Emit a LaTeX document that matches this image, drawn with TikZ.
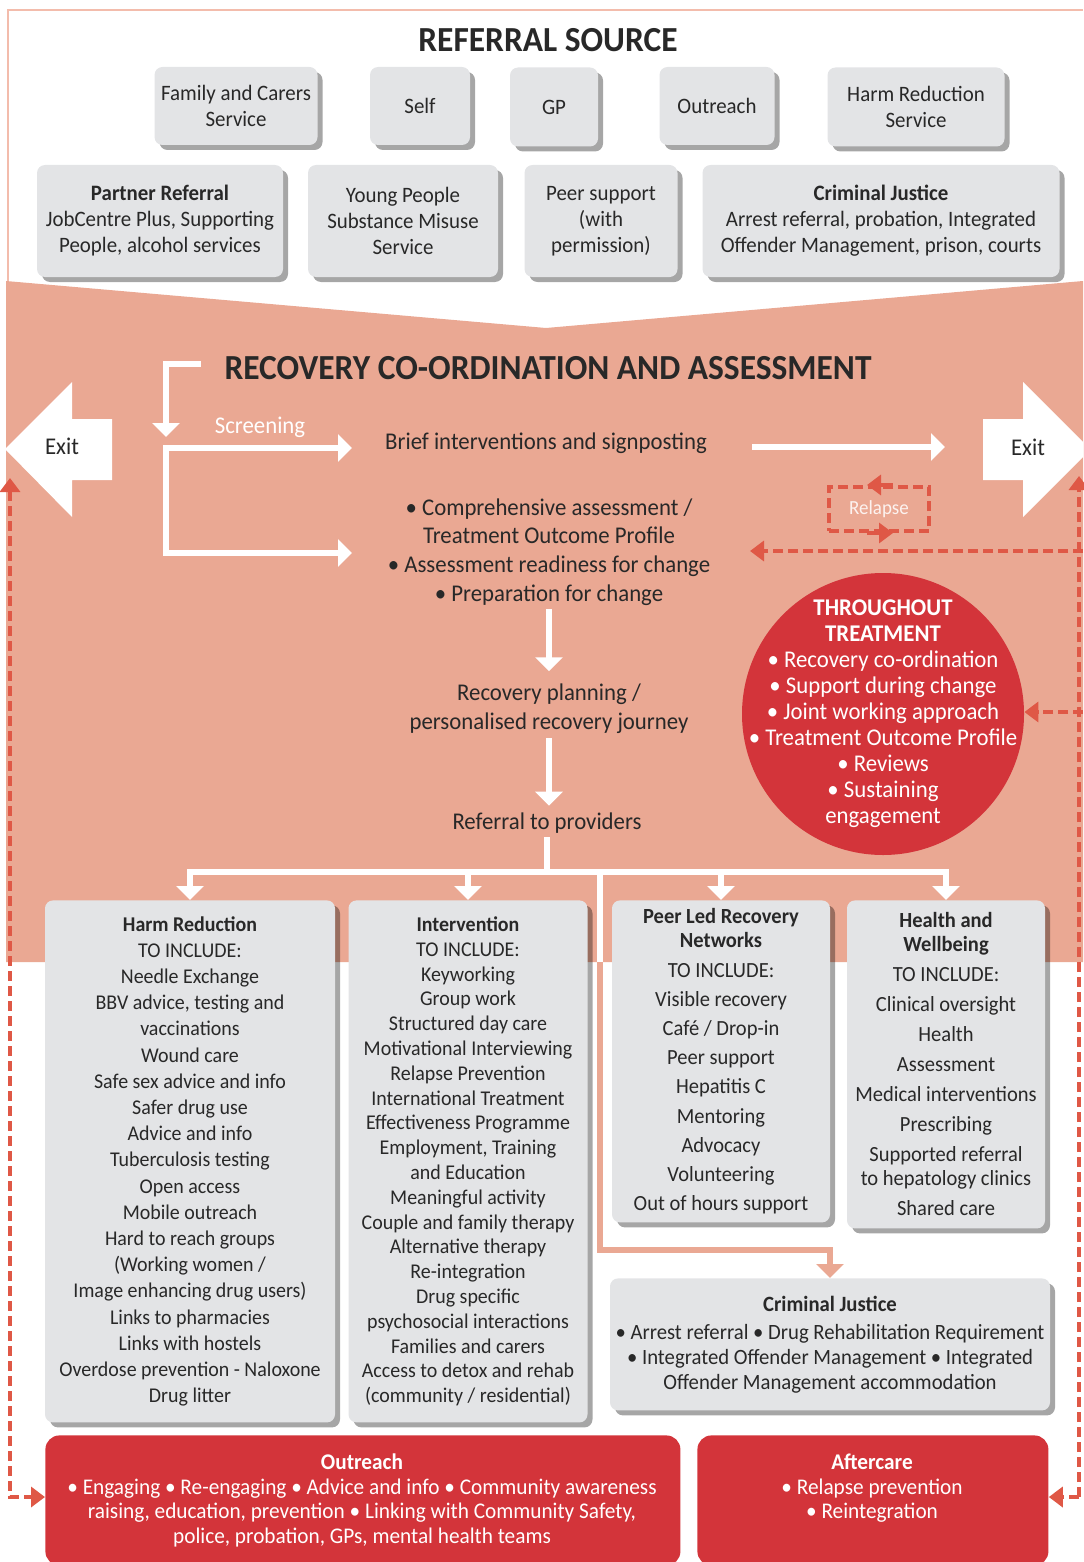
\documentclass[tikz,border=0pt]{standalone}
\usepackage{fontspec}
\setmainfont{Carlito}[FakeStretch=0.95]
\usetikzlibrary{positioning, calc, arrows.meta, shadows}
\definecolor{band}{RGB}{234,168,147}
\definecolor{boxgray}{RGB}{227,228,230}
\definecolor{redfill}{RGB}{211,52,58}
\definecolor{dashred}{RGB}{223,88,70}
\definecolor{ink}{RGB}{40,40,40}
\definecolor{framepink}{RGB}{243,188,172}

\tikzset{
  srcbox/.style={fill=boxgray, rounded corners=4pt, align=center, text=ink, inner sep=2pt,
    drop shadow={shadow xshift=2.5pt, shadow yshift=-2.5pt, opacity=0.35, fill=black},
    font=\fontsize{11}{13}\selectfont},
  provbox/.style={srcbox, anchor=north},
  redbox/.style={fill=redfill, rounded corners=7pt, anchor=north west},
  redtext/.style={text=white, align=center, anchor=north, font=\fontsize{11.2}{12.2}\selectfont},
  flowtext/.style={text=ink, align=center, font=\fontsize{12}{14.3}\selectfont},
  headtext/.style={text=ink, font=\bfseries\fontsize{17.6}{20}\selectfont},
  whiteline/.style={white, line width=3pt, line cap=rect},
  whitearrow/.style={whiteline, -{Triangle[width=13.5pt,length=7pt]}},
  bandarrow/.style={band, line width=3pt, -{Triangle[width=13.5pt,length=7pt]}},
  dashline/.style={dashred, line width=2pt, dash pattern=on 5pt off 2.5pt},
  dasharrow/.style={dashline, -{Triangle[width=10pt,length=7pt]}},
}

\begin{document}
\begin{tikzpicture}[x=0.5pt, y=-0.5pt]
  \useasboundingbox (0,0) rectangle (1083,1562);

  % frame round the referral sources, band behind the assessment part
  \draw[framepink, line width=1pt] (8,283) -- (8,10) -- (1083,10);
  \fill[band] (6,281) -- (546,328) -- (1083,281) -- (1083,962) -- (6,962) -- cycle;

  % Referral source
  \node[headtext] (srctitle) at (548,40) {REFERRAL SOURCE};
  \node[srcbox, minimum width=81.5pt, minimum height=39pt] (family) at (236,106) {Family and Carers\\Service};
  \node[srcbox, minimum width=50pt, minimum height=39pt] (self) at (420,106) {Self};
  \node[srcbox, minimum width=44pt, minimum height=39.5pt] (gp) at (554,107) {GP};
  \node[srcbox, minimum width=57.5pt, minimum height=39pt] (outsrc) at (717,106) {Outreach};
  \node[srcbox, minimum width=88.5pt, minimum height=39.5pt] (harmsrc) at (916,107) {Harm Reduction\\Service};
  \node[srcbox, minimum width=123pt, minimum height=56pt] (partner) at (160,221) {\textbf{Partner Referral}\\JobCentre Plus, Supporting\\People, alcohol services};
  \node[srcbox, minimum width=95pt, minimum height=56pt] (young) at (403,221) {Young People\\Substance Misuse\\Service};
  \node[srcbox, minimum width=76.5pt, minimum height=56pt] (peersrc) at (601,221) {Peer support\\(with\\permission)};
  \node[srcbox, minimum width=178.5pt, minimum height=56pt] (cjsrc) at (881,221) {\textbf{Criminal Justice}\\Arrest referral, probation, Integrated\\Offender Management, prison, courts};

  % Exit arrows
  \fill[white] (5,449) -- (72,382) -- (72,419) -- (112,419) -- (112,480) -- (72,480) -- (72,517) -- cycle;
  \fill[white] (983,419) -- (1023,419) -- (1023,382) -- (1083,442) -- (1083,457) -- (1023,517) -- (1023,480) -- (983,480) -- cycle;
  \node[flowtext] (exitL) at (62,446) {Exit};
  \node[flowtext] (exitR) at (1028,447) {Exit};

  % Recovery co-ordination and assessment
  \node[headtext] (rectitle) at (548,368) {RECOVERY CO-ORDINATION AND ASSESSMENT};
  \node[text=white, font=\fontsize{12}{13}\selectfont] (screen) at (260,427) {Screening};
  \node[flowtext] (brief) at (546,443) {Brief interventions and signposting};
  \node[flowtext] (assess) at (549,552) {• Comprehensive assessment /\\Treatment Outcome Profile\\• Assessment readiness for change\\• Preparation for change};
  \node[flowtext] (plan) at (549,709) {Recovery planning /\\personalised recovery journey};
  \node[flowtext] (referral) at (547,823) {Referral to providers};

  \coordinate (brkend) at (198,364);
  \coordinate (brkcorner) at (166,364);
  \coordinate (brkdown) at (166,437);
  \coordinate (splittop) at (166,448);
  \coordinate (splitbot) at (166,553);
  \coordinate (scrA) at (352,448);
  \coordinate (scrB) at (352,553);
  \coordinate (briefout) at (755,447);
  \coordinate (exitRin) at (945,447);
  \draw[whitearrow] (brkend) -- (brkcorner) -- (brkdown);
  \draw[whitearrow] (splitbot) -- (splittop) -- (scrA);
  \draw[whitearrow] (splitbot) -- (scrB);
  \draw[whitearrow] (briefout) -- (exitRin);
  \draw[whitearrow, shorten >=3pt] (assess.south) -- (plan.north);
  \draw[whitearrow] (plan.south) -- (plan.south |- referral.north);

  % Throughout treatment
  \node[circle, fill=redfill, minimum size=141pt, inner sep=0pt] (treat) at (883,714) {};
  \node[text=white, align=center, font=\fontsize{12}{13}\selectfont] (treattext) at (treat.center) {\textbf{THROUGHOUT}\\\textbf{TREATMENT}\\• Recovery co-ordination\\• Support during change\\• Joint working approach\\• Treatment Outcome Profile\\• Reviews\\• Sustaining\\engagement};

  % Relapse loop
  \node[dashline, draw, minimum width=50pt, minimum height=22pt, text=white!85!band, font=\fontsize{10}{12}\selectfont] (relapse) at (879,509) {Relapse};
  \draw[dashred, line width=2pt, -{Triangle[width=10pt,length=7pt]}] ([xshift=7pt]relapse.north) -- ([xshift=-6pt]relapse.north);
  \draw[dashred, line width=2pt, -{Triangle[width=10pt,length=7pt]}] ([xshift=-6pt]relapse.south) -- ([xshift=7pt]relapse.south);

  % Providers
  \node[provbox, minimum width=145pt, minimum height=261pt, font=\fontsize{10.5}{13.1}\selectfont] (harm) at (190,900) {\textbf{Harm Reduction}\\TO INCLUDE:\\Needle Exchange\\BBV advice, testing and\\vaccinations\\Wound care\\Safe sex advice and info\\Safer drug use\\Advice and info\\Tuberculosis testing\\Open access\\Mobile outreach\\Hard to reach groups\\(Working women /\\Image enhancing drug users)\\Links to pharmacies\\Links with hostels\\Overdose prevention - Naloxone\\Drug litter};
  \node[provbox, minimum width=119.5pt, minimum height=261pt, font=\fontsize{10.5}{12.4}\selectfont] (interv) at (468,900) {\textbf{Intervention}\\TO INCLUDE:\\Keyworking\\Group work\\Structured day care\\Motivational Interviewing\\Relapse Prevention\\International Treatment\\Effectiveness Programme\\Employment, Training\\and Education\\Meaningful activity\\Couple and family therapy\\Alternative therapy\\Re-integration\\Drug specific\\psychosocial interactions\\Families and carers\\Access to detox and rehab\\(community / residential)};
  \node[provbox, minimum width=109pt, minimum height=161pt, font=\fontsize{10.8}{14.6}\selectfont] (peer) at (721,900) {\textbf{Peer Led Recovery}\\[-2.6pt]\textbf{Networks}\\TO INCLUDE:\\Visible recovery\\Café / Drop-in\\Peer support\\Hepatitis C\\Mentoring\\Advocacy\\Volunteering\\Out of hours support};
  \node[provbox, minimum width=99pt, minimum height=164pt, font=\fontsize{10.8}{15}\selectfont] (health) at (946,900) {\textbf{Health and}\\[-3pt]\textbf{Wellbeing}\\TO INCLUDE:\\Clinical oversight\\Health\\Assessment\\Medical interventions\\Prescribing\\Supported referral\\[-3pt]to hepatology clinics\\Shared care};
  \node[provbox, minimum width=220pt, minimum height=66pt, font=\fontsize{10.9}{12.4}\selectfont] (cj) at (830,1278) {\textbf{Criminal Justice}\\[2pt]• Arrest referral • Drug Rehabilitation Requirement\\• Integrated Offender Management • Integrated\\Offender Management accommodation};

  % Referral to providers
  \coordinate (fork) at (547,872);
  \coordinate (forkL) at (190,872);
  \coordinate (forkR) at (946,872);
  \draw[whiteline] (referral.south) -- (fork);
  \draw[whiteline] (forkL) -- (forkR);
  \draw[whitearrow, line cap=butt] (harm.north |- fork) -- (harm.north);
  \draw[whitearrow, line cap=butt] (interv.north |- fork) -- (interv.north);
  \draw[whitearrow, line cap=butt] (peer.north |- fork) -- (peer.north);
  \draw[whitearrow, line cap=butt] (health.north |- fork) -- (health.north);

  \coordinate (cjdrop) at (600,872);
  \coordinate (bandedge) at (600,962);
  \coordinate (cjturn) at (600,1250);
  \draw[bandarrow] (cjdrop) -- (cjturn) -- (cjturn -| cj.north) -- (cj.north);
  \draw[whiteline, line cap=butt] (cjdrop) -- (bandedge);

  % Outreach and aftercare
  \node[redbox, minimum width=317.5pt, minimum height=65pt] (outreach) at (45,1435) {};
  \node[redtext] (outreachtext) at (362,1447) {\textbf{Outreach}\\• Engaging • Re-engaging • Advice and info • Community awareness\\raising, education, prevention • Linking with Community Safety,\\police, probation, GPs, mental health teams};
  \node[redbox, minimum width=175.5pt, minimum height=65pt] (after) at (697,1435) {};
  \node[redtext] (aftertext) at (872,1447) {\textbf{Aftercare}\\• Relapse prevention\\• Reintegration};

  % Dashed return routes
  \coordinate (ltop) at (10,478);
  \coordinate (lbot) at (10,1497);
  \coordinate (rtop) at (1079,476);
  \coordinate (rbot) at (1079,1497);
  \coordinate (redgeA) at (1083,551);
  \coordinate (relin) at (750,551);
  \coordinate (redgeB) at (1083,712);
  \draw[dashline, {Triangle[width=10pt,length=7pt]}-{Triangle[width=10pt,length=7pt]}] (ltop) -- (lbot) -- (outreach.west |- lbot);
  \draw[dasharrow] (rbot) -- (rtop);
  \draw[dasharrow] (rbot) -- (after.east |- rbot);
  \draw[dasharrow] (redgeA) -- (relin);
  \draw[dasharrow] (redgeB) -- (treat.east |- redgeB);
\end{tikzpicture}
\end{document}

★ ★ ★

## Goal of the exercise
Only lines belong in the copy: transcribe those from the start of the data through the line that contains "(0,0) rectangle (1083,1562);", and skip the pictures.

## Finished answer
Emit a LaTeX document that matches this image, drawn with TikZ.
\documentclass[tikz,border=0pt]{standalone}
\usepackage{fontspec}
\setmainfont{Carlito}[FakeStretch=0.95]
\usetikzlibrary{positioning, calc, arrows.meta, shadows}
\definecolor{band}{RGB}{234,168,147}
\definecolor{boxgray}{RGB}{227,228,230}
\definecolor{redfill}{RGB}{211,52,58}
\definecolor{dashred}{RGB}{223,88,70}
\definecolor{ink}{RGB}{40,40,40}
\definecolor{framepink}{RGB}{243,188,172}

\tikzset{
  srcbox/.style={fill=boxgray, rounded corners=4pt, align=center, text=ink, inner sep=2pt,
    drop shadow={shadow xshift=2.5pt, shadow yshift=-2.5pt, opacity=0.35, fill=black},
    font=\fontsize{11}{13}\selectfont},
  provbox/.style={srcbox, anchor=north},
  redbox/.style={fill=redfill, rounded corners=7pt, anchor=north west},
  redtext/.style={text=white, align=center, anchor=north, font=\fontsize{11.2}{12.2}\selectfont},
  flowtext/.style={text=ink, align=center, font=\fontsize{12}{14.3}\selectfont},
  headtext/.style={text=ink, font=\bfseries\fontsize{17.6}{20}\selectfont},
  whiteline/.style={white, line width=3pt, line cap=rect},
  whitearrow/.style={whiteline, -{Triangle[width=13.5pt,length=7pt]}},
  bandarrow/.style={band, line width=3pt, -{Triangle[width=13.5pt,length=7pt]}},
  dashline/.style={dashred, line width=2pt, dash pattern=on 5pt off 2.5pt},
  dasharrow/.style={dashline, -{Triangle[width=10pt,length=7pt]}},
}

\begin{document}
\begin{tikzpicture}[x=0.5pt, y=-0.5pt]
  \useasboundingbox (0,0) rectangle (1083,1562);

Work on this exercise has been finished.